La Maison Henschel a établi une locomotive compound dont la chaudière, d’un type tout à fait spécial, se compose en réalité de trois chaudières. L’une à 100 kg/cm2, entièrement close, ne sert qu’à transmettre la chaleur dégagée dans le foyer à une chaudière à 60 kg/cm2 qui alimente les cylindres HP. Une chaudière à 15 kg/cm2 est chauffée par les gaz chauds émanant du foyer et alimente les cylindres BP concurremment avec la vapeur d’échappement des cylindres HP.


C’est sur ce modèle qu’est construite la locomotive 241 B 1 du PLM (Voir Bulletin PLM N° 20 de mars 1932) qui, aux derniers essais, a donné par rapport aux 241 A une économie de combustible de 20%.


Enfin, la maison allemande Schwartzkopff a construit ces années dernières une locomotive munie d’une chaudière Löfller à 120 kg/cm2 mais l’utilisation de telle pression jointe à des surchauffes qui, dans le cas particulier, atteignent 500°, soulève en ce qui concerne la tenue en service des pièces constitutives de la machine, des problèmes extrêmement complexes qui ne paraissent pas encore résolus.


De tout cet exposé que faut-il conclure ? SI l’on en croyait certains esprits, l’ère de la locomotive à vapeur toucherait à sa fin. Nous ne croyons pas qu’il faille être aussi pessimiste.

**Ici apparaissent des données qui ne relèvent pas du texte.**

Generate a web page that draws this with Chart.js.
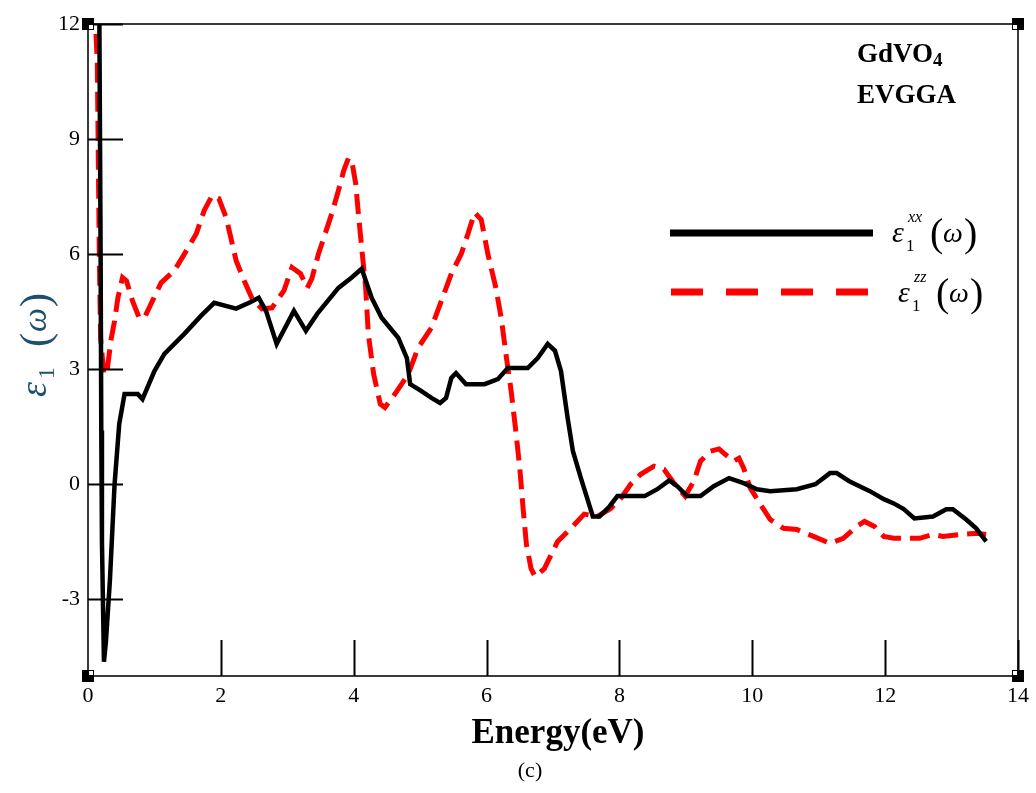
<!DOCTYPE html>
<html>
<head>
<meta charset="utf-8">
<title>GdVO4 EVGGA</title>
<script src="https://cdn.jsdelivr.net/npm/chart.js@4/dist/chart.umd.min.js"></script>
<style>
  html, body { margin: 0; padding: 0; background: #fff; }
  #wrap { width: 1036px; height: 793px; position: relative; }
</style>
</head>
<body>
<div id="wrap"><canvas id="grafica"></canvas></div>
<script>
// eje x y eje y
const X_TICKS = [0, 2, 4, 6, 8, 10, 12, 14];
const Y_TICKS = [-3, 0, 3, 6, 9, 12];

// epsilon_1 xx (linea continua negra)
const xxEnergia = [0.17, 0.19, 0.20, 0.21, 0.24, 0.27, 0.33, 0.40, 0.47, 0.55, 0.75, 0.82, 1.00, 1.15, 1.45, 1.70, 1.90, 2.23, 2.45, 2.57, 2.68, 2.84, 3.10, 3.28, 3.45, 3.77, 3.97, 4.12, 4.27, 4.42, 4.67, 4.80, 4.85, 5.02, 5.17, 5.30, 5.39, 5.47, 5.54, 5.69, 5.97, 6.17, 6.32, 6.62, 6.77, 6.92, 7.03, 7.12, 7.22, 7.30, 7.42, 7.60, 7.70, 7.85, 7.97, 8.38, 8.57, 8.75, 8.87, 9.02, 9.22, 9.42, 9.65, 9.87, 10.07, 10.27, 10.67, 10.95, 11.17, 11.27, 11.46, 11.77, 11.98, 12.13, 12.28, 12.44, 12.72, 12.92, 13.02, 13.22, 13.37, 13.52];
const xxEps = [12.5, 6.0, 1.4, -1.5, -4.63, -4.1, -2.5, 0.0, 1.57, 2.35, 2.35, 2.22, 2.95, 3.40, 3.92, 4.39, 4.73, 4.58, 4.75, 4.86, 4.52, 3.66, 4.52, 4.00, 4.44, 5.12, 5.39, 5.62, 4.86, 4.34, 3.82, 3.29, 2.61, 2.43, 2.25, 2.12, 2.25, 2.77, 2.90, 2.61, 2.61, 2.74, 3.03, 3.03, 3.29, 3.66, 3.48, 2.95, 1.73, 0.86, 0.16, -0.84, -0.84, -0.58, -0.31, -0.31, -0.13, 0.10, -0.05, -0.31, -0.31, -0.05, 0.16, 0.03, -0.13, -0.18, -0.13, 0.0, 0.29, 0.29, 0.08, -0.18, -0.39, -0.50, -0.65, -0.89, -0.84, -0.65, -0.65, -0.92, -1.15, -1.49];

// epsilon_1 zz (linea discontinua roja)
const zzEnergia = [0.10, 0.14, 0.17, 0.19, 0.24, 0.29, 0.35, 0.40, 0.45, 0.52, 0.58, 0.67, 0.77, 0.85, 0.97, 1.10, 1.30, 1.45, 1.63, 1.75, 1.87, 1.97, 2.08, 2.15, 2.23, 2.35, 2.47, 2.62, 2.77, 2.95, 3.07, 3.20, 3.30, 3.37, 3.47, 3.57, 3.67, 3.77, 3.85, 3.92, 3.97, 4.03, 4.07, 4.12, 4.18, 4.22, 4.30, 4.40, 4.47, 4.62, 4.82, 4.97, 5.17, 5.32, 5.47, 5.62, 5.72, 5.82, 5.92, 6.02, 6.14, 6.22, 6.30, 6.37, 6.44, 6.50, 6.55, 6.60, 6.67, 6.73, 6.87, 7.07, 7.27, 7.47, 7.67, 7.87, 8.02, 8.17, 8.32, 8.52, 8.67, 8.82, 8.99, 9.12, 9.22, 9.37, 9.50, 9.57, 9.72, 9.80, 9.87, 9.97, 10.12, 10.27, 10.47, 10.67, 10.92, 11.17, 11.37, 11.57, 11.69, 11.84, 11.98, 12.13, 12.52, 12.72, 12.87, 13.12, 13.37, 13.52];
const zzEps = [12.5, 11.0, 6.0, 3.8, 2.85, 3.0, 3.8, 4.26, 4.86, 5.39, 5.30, 4.78, 4.34, 4.34, 4.78, 5.25, 5.57, 6.00, 6.53, 7.14, 7.53, 7.45, 6.95, 6.43, 5.83, 5.31, 4.84, 4.57, 4.60, 5.05, 5.65, 5.49, 5.12, 5.36, 6.01, 6.53, 7.06, 7.66, 8.18, 8.50, 8.44, 7.84, 7.06, 6.17, 5.12, 3.92, 2.87, 2.09, 2.00, 2.35, 2.87, 3.56, 4.08, 4.78, 5.49, 6.01, 6.53, 7.08, 6.90, 6.00, 5.12, 4.34, 3.29, 2.43, 1.39, 0.42, -0.63, -1.57, -2.20, -2.41, -2.20, -1.49, -1.15, -0.78, -0.84, -0.63, -0.37, 0.0, 0.26, 0.47, 0.39, 0.03, -0.31, 0.08, 0.60, 0.86, 0.92, 0.81, 0.60, 0.68, 0.42, -0.10, -0.52, -0.92, -1.15, -1.18, -1.36, -1.54, -1.41, -1.10, -0.97, -1.10, -1.36, -1.41, -1.41, -1.31, -1.36, -1.31, -1.28, -1.31];

const aPuntos = (xs, ys) => xs.map((x, i) => ({ x: x, y: ys[i] }));

const SERIF = '"Liberation Serif", "Times New Roman", serif';

// marco, marcas interiores, textos y leyenda
const decoracion = {
    id: 'decoracion',
    afterDatasetsDraw(chart) {
        const ctx = chart.ctx;
        const a = chart.chartArea;
        const sx = chart.scales.x;
        const sy = chart.scales.y;
        ctx.save();

        // marco
        ctx.strokeStyle = '#3a3a3a';
        ctx.lineWidth = 2;
        ctx.strokeRect(a.left, a.top, a.right - a.left, a.bottom - a.top);

        // marcas hacia dentro
        ctx.strokeStyle = '#000';
        ctx.lineWidth = 2;
        Y_TICKS.forEach(v => {
            const py = Math.round(sy.getPixelForValue(v)) + 0.5;
            ctx.beginPath();
            ctx.moveTo(a.left, py);
            ctx.lineTo(a.left + 35, py);
            ctx.stroke();
        });
        X_TICKS.slice(1).forEach(v => {
            const px = Math.round(sx.getPixelForValue(v)) + 0.5;
            ctx.beginPath();
            ctx.moveTo(px, a.bottom);
            ctx.lineTo(px, a.bottom - 36);
            ctx.stroke();
        });

        // cuadritos de las esquinas
        [[a.left, a.top], [a.right, a.top], [a.left, a.bottom], [a.right, a.bottom]].forEach(([cx, cy]) => {
            ctx.fillStyle = '#000';
            ctx.fillRect(cx - 6, cy - 6, 12, 12);
            ctx.fillStyle = '#fff';
            ctx.fillRect(cx - (cx === a.left ? -1 : 5), cy - (cy === a.top ? -1 : 5), 4, 4);
        });

        // GdVO4 / EVGGA
        ctx.fillStyle = '#000';
        ctx.textBaseline = 'alphabetic';
        ctx.textAlign = 'left';
        ctx.font = 'bold 27px ' + SERIF;
        ctx.fillText('GdVO', 857, 62);
        const wG = ctx.measureText('GdVO').width;
        ctx.font = 'bold 19px ' + SERIF;
        ctx.fillText('4', 857 + wG, 66);
        ctx.font = 'bold 27px ' + SERIF;
        ctx.fillText('EVGGA', 857, 103);

        // leyenda
        ctx.lineCap = 'butt';
        ctx.strokeStyle = '#000';
        ctx.lineWidth = 7;
        ctx.beginPath();
        ctx.moveTo(670, 233);
        ctx.lineTo(873, 233);
        ctx.stroke();
        ctx.strokeStyle = '#ff0000';
        ctx.setLineDash([32, 23]);
        ctx.beginPath();
        ctx.moveTo(671, 292);
        ctx.lineTo(870, 292);
        ctx.stroke();
        ctx.setLineDash([]);

        const etiqueta = (x, base, sup) => {
            ctx.fillStyle = '#000';
            ctx.font = 'italic 30px ' + SERIF;
            ctx.fillText('\u03b5', x, base);
            ctx.font = '17px ' + SERIF;
            ctx.fillText('1', x + 14, base + 9);
            ctx.font = 'italic 16px ' + SERIF;
            ctx.fillText(sup, x + 16, base - 20);
            ctx.font = '40px ' + SERIF;
            ctx.fillText('(', x + 38, base + 4);
            ctx.font = 'italic 28px ' + SERIF;
            ctx.fillText('\u03c9', x + 51, base);
            ctx.font = '40px ' + SERIF;
            ctx.fillText(')', x + 72, base + 4);
        };
        etiqueta(892, 242, 'xx');
        etiqueta(898, 302, 'zz');

        // titulo del eje y
        ctx.save();
        ctx.translate(46, 335);
        ctx.rotate(-Math.PI / 2);
        ctx.fillStyle = '#1f4f6e';
        ctx.font = 'italic 38px ' + SERIF;
        ctx.fillText('\u03b5', -62, 0);
        ctx.font = '24px ' + SERIF;
        ctx.fillText('1', -44, 8);
        ctx.font = '42px ' + SERIF;
        ctx.fillText('(', -12, 3);
        ctx.font = 'italic 34px ' + SERIF;
        ctx.fillText('\u03c9', 3, 0);
        ctx.font = '42px ' + SERIF;
        ctx.fillText(')', 28, 3);
        ctx.restore();

        // titulo del eje x y (c)
        ctx.fillStyle = '#000';
        ctx.textAlign = 'center';
        ctx.font = 'bold 35px ' + SERIF;
        ctx.fillText('Energy(eV)', 558, 743);
        ctx.font = '22px ' + SERIF;
        ctx.fillText('(c)', 530, 777);

        ctx.restore();
    }
};

const crearGrafica = () => {
    const canvas = document.getElementById('grafica');
    canvas.width = 1036;
    canvas.height = 793;
    const ctx = canvas.getContext('2d');

    new Chart(ctx, {
        type: 'scatter',
        data: {
            datasets: [
                {
                    label: 'eps1 xx',
                    data: aPuntos(xxEnergia, xxEps),
                    showLine: true,
                    borderColor: '#000',
                    borderWidth: 4.5,
                    pointRadius: 0,
                    tension: 0
                },
                {
                    label: 'eps1 zz',
                    data: aPuntos(zzEnergia, zzEps),
                    showLine: true,
                    borderColor: '#ff0000',
                    borderWidth: 5,
                    borderDash: [20, 9],
                    pointRadius: 0,
                    tension: 0
                }
            ]
        },
        options: {
            responsive: false,
            animation: false,
            layout: { padding: { left: 0, top: 24, right: 16, bottom: 0 } },
            plugins: {
                legend: { display: false },
                tooltip: { enabled: false }
            },
            scales: {
                x: {
                    type: 'linear',
                    min: 0,
                    max: 14,
                    afterBuildTicks: s => { s.ticks = X_TICKS.map(v => ({ value: v })); },
                    afterFit: s => { s.height = 117; },
                    grid: { display: false, drawTicks: false },
                    border: { display: false },
                    ticks: {
                        padding: 7,
                        color: '#000',
                        font: { family: SERIF, size: 22 },
                        maxRotation: 0
                    }
                },
                y: {
                    type: 'linear',
                    min: -5,
                    max: 12,
                    afterBuildTicks: s => { s.ticks = Y_TICKS.map(v => ({ value: v })); },
                    afterFit: s => { s.width = 88; },
                    grid: { display: false, drawTicks: false },
                    border: { display: false },
                    ticks: {
                        padding: 8,
                        color: '#000',
                        font: { family: SERIF, size: 22 }
                    }
                }
            }
        },
        plugins: [decoracion]
    });
};

crearGrafica();
</script>
</body>
</html>
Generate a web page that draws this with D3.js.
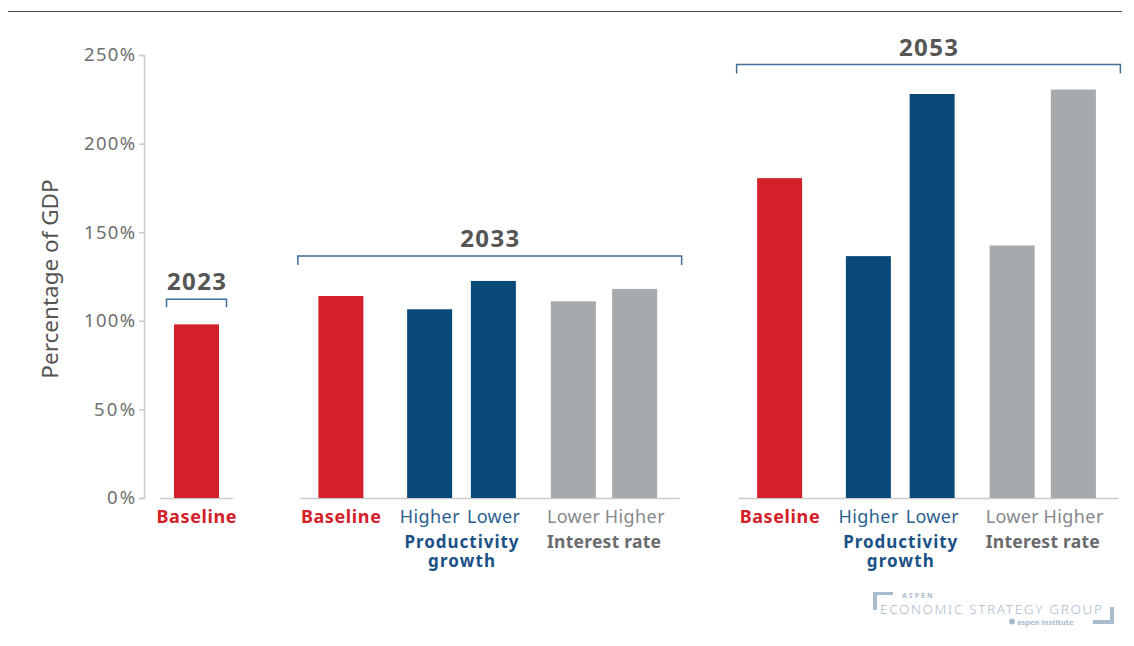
<!DOCTYPE html>
<html>
<head>
<meta charset="utf-8">
<script src="https://cdn.jsdelivr.net/npm/d3@7"></script>
<style>
  body { margin: 0; background: #fff; }
  svg text { font-family: "Noto Sans", "Lato", sans-serif; }
</style>
</head>
<body>
<div id="chart_container"></div>
<script>
const RED = "#d42029"
const BLUE = "#09497a"
const GRAY = "#a7aaad"
const BRACKET_COLOR = "#3f6f9a"

// data
const years = ["2023", "2033", "2053"];
const scenarios = ["Baseline", "Higher productivity", "Lower productivity", "Lower interest rate", "Higher interest rate"];
const debt2023 = [98];
const debt2033 = [114, 106.5, 122.5, 111, 118];
const debt2053 = [180.5, 136.5, 228, 142.5, 230.5];
const yTicks = [0, 50, 100, 150, 200, 250];

let width = 1134, height = 646;
let svg = d3.select("#chart_container").append("svg").attr("width", width).attr("height", height);

// top rule
svg.append("line").attr("x1", 8).attr("x2", 1122).attr("y1", 11.5).attr("y2", 11.5)
    .attr("stroke", "#4a4a4a").attr("stroke-width", 1.2);

let y = d3.scaleLinear().domain([0, 250]).range([498, 55]);
// x in slot units; one unit = one bar step
let x = d3.scaleLinear().domain([0, 1]).range([196.5, 259]);
const groupStart = { "2023": 0, "2033": 2.31, "2053": 9.33 };
const slot = [0, 1.42, 2.44, 3.72, 4.7];
const barW = x(0.72) - x(0);

let groups = [
    { year: "2023", values: debt2023 },
    { year: "2033", values: debt2033 },
    { year: "2053", values: debt2053 }
];
let colorOf = i => [RED, BLUE, BLUE, GRAY, GRAY][i];

// y axis
let yAxis = d3.axisLeft(y).tickValues(yTicks).tickFormat(d => d + "%").tickSize(5).tickPadding(4);
let ga = svg.append("g").attr("transform", "translate(144,0)").call(yAxis);
ga.selectAll("path, line").attr("stroke", "#c9cacc").attr("stroke-width", 1.5);
let tickW = { 1: 28, 2: 41, 3: 51 };
ga.selectAll("text").attr("fill", "#6f6f6f").attr("font-size", 18.5)
    .attr("textLength", d => tickW[String(d).length])
    .style("font-family", "Noto Sans");

svg.append("text").text("Percentage of GDP")
    .attr("transform", "translate(58,279) rotate(-90)")
    .attr("text-anchor", "middle").attr("fill", "#555").attr("font-size", 22.5);

groups.forEach(function (grp) {
    let s0 = groupStart[grp.year];
    let data = grp.values.map((v, i) => ({ v: v, i: i, cx: x(s0 + slot[i]) }));
    let g = svg.append("g");

    // baseline segment
    let x0 = grp.values.length == 1 ? data[0].cx - 36.5 : data[0].cx - 41;
    let x1 = grp.values.length == 1 ? data[0].cx + 36.5 : data[data.length - 1].cx + 45;
    g.append("line").attr("x1", x0).attr("x2", x1).attr("y1", y(0) + 0.5).attr("y2", y(0) + 0.5)
        .attr("stroke", "#c9cacc").attr("stroke-width", 1.5);

    g.selectAll("rect").data(data).join("rect")
        .attr("x", d => d.cx - barW / 2)
        .attr("width", barW)
        .attr("y", d => y(d.v))
        .attr("height", d => y(0) - y(d.v))
        .attr("fill", d => colorOf(d.i));

    // bracket + year label
    let by = y(d3.max(grp.values)) - 25;
    let bx0 = grp.values.length == 1 ? data[0].cx - 30 : x0 - 2;
    let bx1 = grp.values.length == 1 ? data[0].cx + 30 : x1 + 2;
    let tick = grp.values.length == 1 ? 8 : 9;
    g.append("path")
        .attr("d", `M${bx0},${by + tick}V${by}H${bx1}V${by + tick}`)
        .attr("fill", "none").attr("stroke", BRACKET_COLOR).attr("stroke-width", 1.5);
    g.append("text").text(grp.year)
        .attr("x", (bx0 + bx1) / 2).attr("y", by - 9)
        .attr("text-anchor", "middle").attr("font-size", 24).attr("font-weight", "bold").attr("fill", "#555")
        .attr("textLength", 59);

    // category labels
    let ly = 523;
    g.append("text").text("Baseline").attr("x", data[0].cx).attr("y", ly)
        .attr("text-anchor", "middle").attr("font-size", 18).attr("font-weight", "bold").attr("fill", RED)
        .attr("textLength", 80);
    if (grp.values.length > 1) {
        let sub = [null, "Higher", "Lower", "Lower", "Higher"];
        for (let i = 1; i < 5; i++) {
            g.append("text").text(sub[i]).attr("x", data[i].cx).attr("y", ly)
                .attr("text-anchor", "middle").attr("font-size", 18)
                .attr("textLength", sub[i] == "Higher" ? 60 : 53)
                .attr("fill", i < 3 ? "#2b5f91" : "#85888b");
        }
        let pc = (data[1].cx + data[2].cx) / 2;
        g.append("text").text("Productivity").attr("x", pc).attr("y", 548).attr("text-anchor", "middle")
            .attr("font-size", 17).attr("font-weight", "bold").attr("fill", "#1a5186").attr("textLength", 114);
        g.append("text").text("growth").attr("x", pc).attr("y", 567).attr("text-anchor", "middle")
            .attr("font-size", 17).attr("font-weight", "bold").attr("fill", "#1a5186").attr("textLength", 67);
        let ic = (data[3].cx + data[4].cx) / 2;
        g.append("text").text("Interest rate").attr("x", ic).attr("y", 548)
            .attr("text-anchor", "middle").attr("font-size", 17.5).attr("font-weight", "bold").attr("fill", "#6a6b6d")
            .attr("textLength", 114);
    }
});

// logo
let logo = svg.append("g").attr("fill", "#a9bccd");
logo.append("path").attr("d", "M873,592H893V595H877V610H873Z");
logo.append("path").attr("d", "M1114,607V624H1093V620H1110V607Z");
logo.append("text").text("ASPEN").attr("x", 902).attr("y", 598)
    .attr("font-size", 7).attr("font-weight", "bold").attr("letter-spacing", 2);
logo.append("text").text("ECONOMIC STRATEGY GROUP").attr("x", 880).attr("y", 614)
    .attr("font-size", 13.5).attr("textLength", 222).attr("font-weight", 300);
logo.append("circle").attr("cx", 1012).attr("cy", 621.5).attr("r", 3);
logo.append("text").text("aspen institute").attr("x", 1017).attr("y", 624.5)
    .attr("font-size", 7.5).attr("font-weight", "bold");
</script>
</body>
</html>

Sans doute la locomotive à vapeur ne regagnera pas, quels que puissent être ses progrès, le terrain qu’elle a perdu. Les lignes électrifiées le resteront et il n’est pas douteux que leur nombre s’accroîtra dans l’avenir. Mais il ne nous parait pas douteux non plus qu’il restera un bien plus grand nombre de lignes qui demeureront exploitées à la vapeur.


Les progrès que réalise chaque jour la locomotive à vapeur nous sont un sûr garant que sa dernière heure n’a pas encore sonné.


Figure 23, Locomotive à 60 kg/cm2 du PLM, chaudière à tubes d’eau 60 kg/cm2 avec circuit primaire du type Schmidt Henschel et chaudière à 15 kg/cm2 tubulaire. Une locomotive 242 du même type vient d’être construite en Amérique. (poids total avec tender 338 t).